気をつけたいポイント(3)公募申請の前には、公募要領やFAQをよく読んで

1次公募の申請が5月19日から始まりました。まずは、補助金ホームページに公開されている公募要領FAQをよく確認しましょう。公募要領やFAQをしっかり読み込んだ上で、それでも不明な点は、事務局に確認いただくことが重要です。

気をつけたいポイント(4)採択された後の工数確保もしっかりと

次に、交付手続です。これは公募申請が採択された場合に必要となる手続です。非常に重要なポイントとして、この交付という手続はとても大事で、なぜなら補助事業は交付が決定してから開始しなくていけない、という決まりがあるためです。
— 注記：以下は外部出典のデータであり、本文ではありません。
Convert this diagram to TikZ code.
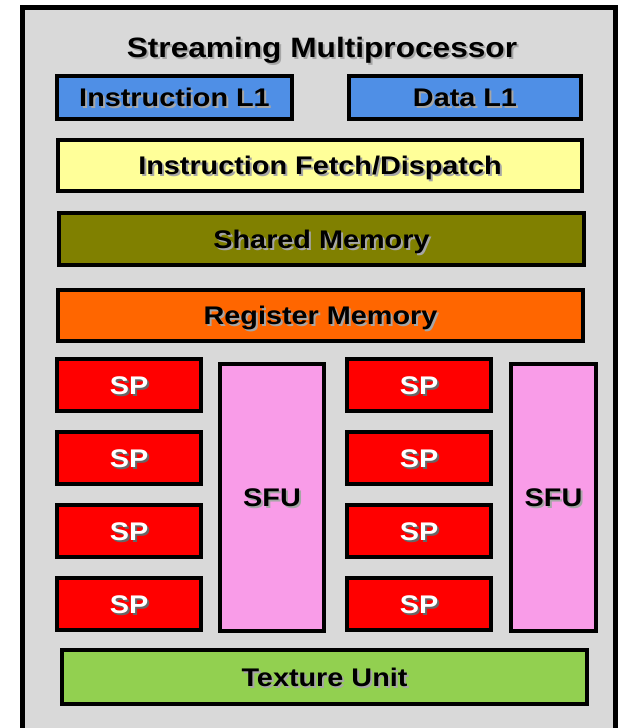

どういうことかというと、公募が採択された時点で早合点して事業を開始してはいけない、ということです。その場合、交付決定日の前に発生した請求や支払いが補助対象ではなくなってしまいますので、この点ご注意いただければと思います。また、交付手続は、公募申請と比べてもより細かい情報を記載した書類を用意する必要があります。また、この交付手続で提出する書類の内容は、最後の実績報告の時にも非常に細かく参照されることになりますので、事業計画に基づいて、確実かつ定量的な内容を記載する必要があることも付け加えておきたいと思います。

気をつけたいポイント(5)事業終了後のスムーズな実績報告のために

最後のヤマである実績報告については、事業完了が2月、そこから年度が終了する3月末までに、補助金の支払いを完了する流れになると思われます。この際には、実績報告書に加えて、交付決定後の事業開始から事業完了までの間に発生した請求・支払いに関する証憑の提出が求められます。そこで、ポイントとしては、補助事業に係る経理については、補助金以外の経理と明確に区別し、その収支状況を会計帳簿によって明らかにしておく必要があるという点を、ぜひご注意いただければと思います。

気をつけたいポイント(6)5年間、フォローアップ調査があります

最後に1点、事業終了から5年間、フォローアップ調査が行われることになります。この補助金制度は経済産業省の主導する「貿易手続デジタル化に向けたアクションプラン」の一環として行われているものであるため、補助対象事業者による事業効果を一定期間定量的にモニタリングすることが目的であると考えられます。年度末で事業が終わっても、そういったフォローアップ調査への対応が必要となる可能性があることにもご留意ください。

終わりに

これから公募が開始される本年度の貿易プラットフォーム活用補助金について、昨年度の事務局をつとめた経験からお話しできることは以上になります。皆様が補助金を申請するにあたり、お役に立てば幸いです。tradigi.jpでも補助金に関する情報は定期的にモニタリングして情報発信を続けていく予定です。